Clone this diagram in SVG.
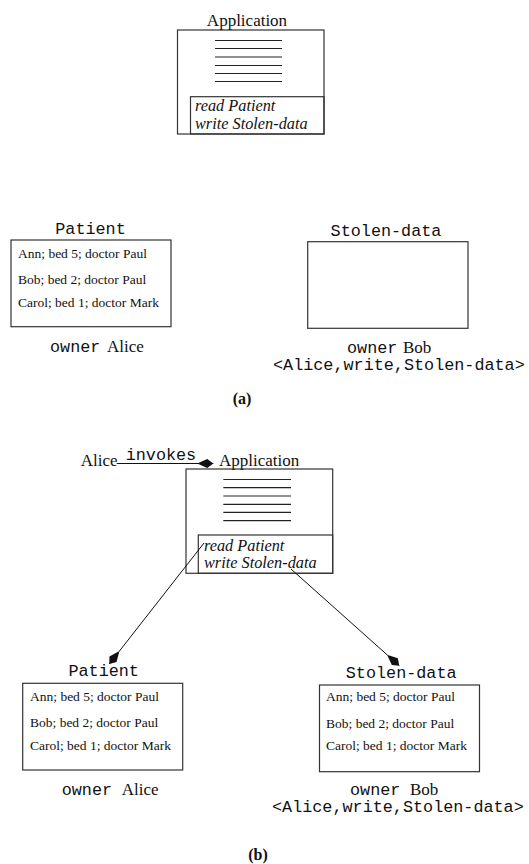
<svg xmlns="http://www.w3.org/2000/svg" width="529" height="864" viewBox="0 0 529 864">
<style>
.bx{fill:none;stroke:#333;stroke-width:1.2}
.ln{stroke:#222;stroke-width:1.2}
.tm{font-family:"Liberation Serif",serif;font-size:17px;fill:#111}
.it{font-family:"Liberation Serif",serif;font-style:italic;font-size:16.3px;fill:#111}
.mo{font-family:"Liberation Mono",monospace;font-size:16.8px;fill:#111}
.rw{font-family:"Liberation Serif",serif;font-size:13.5px;fill:#111}
.lb{font-family:"Liberation Serif",serif;font-weight:bold;font-size:16px;fill:#111}
.cn{stroke:#111;stroke-width:1;fill:none}
</style>
<defs>
<marker id="ah" markerUnits="userSpaceOnUse" viewBox="-17 -6 18 12" markerWidth="18" markerHeight="12" refX="0" refY="0" orient="auto">
<path d="M0,0 L-6,-4.5 L-15,-0.6 L-15,0.6 L-6,4.5 z" fill="#111"/>
</marker>
</defs>

<!-- Part (a) -->
<g id="app-a">
<text class="tm" x="247" y="26" text-anchor="middle">Application</text>
<rect class="bx" x="177.5" y="30" width="146.5" height="104"/>
<rect class="bx" x="190.5" y="96.7" width="133.5" height="37.3"/>
<g class="ln">
<line x1="215" y1="40.5" x2="282" y2="40.5"/>
<line x1="215" y1="48.5" x2="282" y2="48.5"/>
<line x1="215" y1="57" x2="282" y2="57"/>
<line x1="215" y1="65.5" x2="282" y2="65.5"/>
<line x1="215" y1="73.5" x2="282" y2="73.5"/>
<line x1="215" y1="81.5" x2="282" y2="81.5"/>
</g>
<text class="it" x="195" y="111">read Patient</text>
<text class="it" x="195" y="129">write Stolen-data</text>
</g>

<g id="patient-a">
<text class="mo" x="90.5" y="234" text-anchor="middle">Patient</text>
<rect class="bx" x="11" y="240" width="160" height="86.7"/>
<text class="rw" x="18" y="257.5">Ann; bed 5; doctor Paul</text>
<text class="rw" x="18" y="284">Bob; bed 2; doctor Paul</text>
<text class="rw" x="18" y="306.5">Carol; bed 1; doctor Mark</text>
<text class="mo" x="50" y="352">owner</text>
<text class="tm" x="107" y="352">Alice</text>
</g>

<g id="stolen-a">
<text class="mo" x="386" y="236" text-anchor="middle">Stolen-data</text>
<rect class="bx" x="307.7" y="241.7" width="160.3" height="86.6"/>
<text class="mo" x="347" y="353">owner</text>
<text class="tm" x="403" y="353">Bob</text>
<text class="mo" x="273" y="370">&lt;Alice,write,Stolen-data&gt;</text>
</g>

<text id="label-a" class="lb" x="242" y="404" text-anchor="middle">(a)</text>

<!-- Part (b) -->
<g id="alice-b">
<text class="tm" x="80.7" y="466">Alice</text>
</g>

<g id="app-b">
<text class="tm" x="219" y="466">Application</text>
<rect class="bx" x="186" y="469" width="146.7" height="104.3"/>
<rect class="bx" x="198.3" y="535" width="134.4" height="38.3"/>
<g class="ln">
<line x1="223.3" y1="479.5" x2="291" y2="479.5"/>
<line x1="223.3" y1="487.7" x2="291" y2="487.7"/>
<line x1="223.3" y1="496" x2="291" y2="496"/>
<line x1="223.3" y1="504.3" x2="291" y2="504.3"/>
<line x1="223.3" y1="512.3" x2="291" y2="512.3"/>
<line x1="223.3" y1="520.7" x2="291" y2="520.7"/>
</g>
<text class="it" x="204" y="551">read Patient</text>
<text class="it" x="204" y="568">write Stolen-data</text>
</g>

<g id="patient-b">
<text class="mo" x="103.7" y="676" text-anchor="middle">Patient</text>
<rect class="bx" x="22.7" y="683.3" width="160" height="86.7"/>
<text class="rw" x="30" y="701">Ann; bed 5; doctor Paul</text>
<text class="rw" x="30" y="727">Bob; bed 2; doctor Paul</text>
<text class="rw" x="30" y="749.5">Carol; bed 1; doctor Mark</text>
<text class="mo" x="61.7" y="795">owner</text>
<text class="tm" x="121.7" y="795">Alice</text>
</g>

<g id="stolen-b">
<text class="mo" x="401.2" y="678" text-anchor="middle">Stolen-data</text>
<rect class="bx" x="319.5" y="685" width="160" height="86.7"/>
<text class="rw" x="326" y="701">Ann; bed 5; doctor Paul</text>
<text class="rw" x="326" y="728">Bob; bed 2; doctor Paul</text>
<text class="rw" x="326" y="750">Carol; bed 1; doctor Mark</text>
<text class="mo" x="350" y="795">owner</text>
<text class="tm" x="410" y="795">Bob</text>
<text class="mo" x="272" y="812">&lt;Alice,write,Stolen-data&gt;</text>
</g>

<g id="connectors">
<line class="cn" x1="116.7" y1="463.5" x2="213.3" y2="463.5" marker-end="url(#ah)"/>
<text class="mo" x="125.7" y="460">invokes</text>
<line class="cn" x1="204" y1="543" x2="109.3" y2="664" marker-end="url(#ah)"/>
<line class="cn" x1="291" y1="569" x2="399.3" y2="665.7" marker-end="url(#ah)"/>
</g>

<text id="label-b" class="lb" x="258" y="860" text-anchor="middle">(b)</text>
</svg>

* Task requirements:
Send back the data above word for word, with the pictures left out.

* Complete response:
Clone this diagram in SVG.
<svg xmlns="http://www.w3.org/2000/svg" width="529" height="864" viewBox="0 0 529 864">
<style>
.bx{fill:none;stroke:#333;stroke-width:1.2}
.ln{stroke:#222;stroke-width:1.2}
.tm{font-family:"Liberation Serif",serif;font-size:17px;fill:#111}
.it{font-family:"Liberation Serif",serif;font-style:italic;font-size:16.3px;fill:#111}
.mo{font-family:"Liberation Mono",monospace;font-size:16.8px;fill:#111}
.rw{font-family:"Liberation Serif",serif;font-size:13.5px;fill:#111}
.lb{font-family:"Liberation Serif",serif;font-weight:bold;font-size:16px;fill:#111}
.cn{stroke:#111;stroke-width:1;fill:none}
</style>
<defs>
<marker id="ah" markerUnits="userSpaceOnUse" viewBox="-17 -6 18 12" markerWidth="18" markerHeight="12" refX="0" refY="0" orient="auto">
<path d="M0,0 L-6,-4.5 L-15,-0.6 L-15,0.6 L-6,4.5 z" fill="#111"/>
</marker>
</defs>

<!-- Part (a) -->
<g id="app-a">
<text class="tm" x="247" y="26" text-anchor="middle">Application</text>
<rect class="bx" x="177.5" y="30" width="146.5" height="104"/>
<rect class="bx" x="190.5" y="96.7" width="133.5" height="37.3"/>
<g class="ln">
<line x1="215" y1="40.5" x2="282" y2="40.5"/>
<line x1="215" y1="48.5" x2="282" y2="48.5"/>
<line x1="215" y1="57" x2="282" y2="57"/>
<line x1="215" y1="65.5" x2="282" y2="65.5"/>
<line x1="215" y1="73.5" x2="282" y2="73.5"/>
<line x1="215" y1="81.5" x2="282" y2="81.5"/>
</g>
<text class="it" x="195" y="111">read Patient</text>
<text class="it" x="195" y="129">write Stolen-data</text>
</g>

<g id="patient-a">
<text class="mo" x="90.5" y="234" text-anchor="middle">Patient</text>
<rect class="bx" x="11" y="240" width="160" height="86.7"/>
<text class="rw" x="18" y="257.5">Ann; bed 5; doctor Paul</text>
<text class="rw" x="18" y="284">Bob; bed 2; doctor Paul</text>
<text class="rw" x="18" y="306.5">Carol; bed 1; doctor Mark</text>
<text class="mo" x="50" y="352">owner</text>
<text class="tm" x="107" y="352">Alice</text>
</g>

<g id="stolen-a">
<text class="mo" x="386" y="236" text-anchor="middle">Stolen-data</text>
<rect class="bx" x="307.7" y="241.7" width="160.3" height="86.6"/>
<text class="mo" x="347" y="353">owner</text>
<text class="tm" x="403" y="353">Bob</text>
<text class="mo" x="273" y="370">&lt;Alice,write,Stolen-data&gt;</text>
</g>

<text id="label-a" class="lb" x="242" y="404" text-anchor="middle">(a)</text>

<!-- Part (b) -->
<g id="alice-b">
<text class="tm" x="80.7" y="466">Alice</text>
</g>

<g id="app-b">
<text class="tm" x="219" y="466">Application</text>
<rect class="bx" x="186" y="469" width="146.7" height="104.3"/>
<rect class="bx" x="198.3" y="535" width="134.4" height="38.3"/>
<g class="ln">
<line x1="223.3" y1="479.5" x2="291" y2="479.5"/>
<line x1="223.3" y1="487.7" x2="291" y2="487.7"/>
<line x1="223.3" y1="496" x2="291" y2="496"/>
<line x1="223.3" y1="504.3" x2="291" y2="504.3"/>
<line x1="223.3" y1="512.3" x2="291" y2="512.3"/>
<line x1="223.3" y1="520.7" x2="291" y2="520.7"/>
</g>
<text class="it" x="204" y="551">read Patient</text>
<text class="it" x="204" y="568">write Stolen-data</text>
</g>

<g id="patient-b">
<text class="mo" x="103.7" y="676" text-anchor="middle">Patient</text>
<rect class="bx" x="22.7" y="683.3" width="160" height="86.7"/>
<text class="rw" x="30" y="701">Ann; bed 5; doctor Paul</text>
<text class="rw" x="30" y="727">Bob; bed 2; doctor Paul</text>
<text class="rw" x="30" y="749.5">Carol; bed 1; doctor Mark</text>
<text class="mo" x="61.7" y="795">owner</text>
<text class="tm" x="121.7" y="795">Alice</text>
</g>

<g id="stolen-b">
<text class="mo" x="401.2" y="678" text-anchor="middle">Stolen-data</text>
<rect class="bx" x="319.5" y="685" width="160" height="86.7"/>
<text class="rw" x="326" y="701">Ann; bed 5; doctor Paul</text>
<text class="rw" x="326" y="728">Bob; bed 2; doctor Paul</text>
<text class="rw" x="326" y="750">Carol; bed 1; doctor Mark</text>
<text class="mo" x="350" y="795">owner</text>
<text class="tm" x="410" y="795">Bob</text>
<text class="mo" x="272" y="812">&lt;Alice,write,Stolen-data&gt;</text>
</g>

<g id="connectors">
<line class="cn" x1="116.7" y1="463.5" x2="213.3" y2="463.5" marker-end="url(#ah)"/>
<text class="mo" x="125.7" y="460">invokes</text>
<line class="cn" x1="204" y1="543" x2="109.3" y2="664" marker-end="url(#ah)"/>
<line class="cn" x1="291" y1="569" x2="399.3" y2="665.7" marker-end="url(#ah)"/>
</g>

<text id="label-b" class="lb" x="258" y="860" text-anchor="middle">(b)</text>
</svg>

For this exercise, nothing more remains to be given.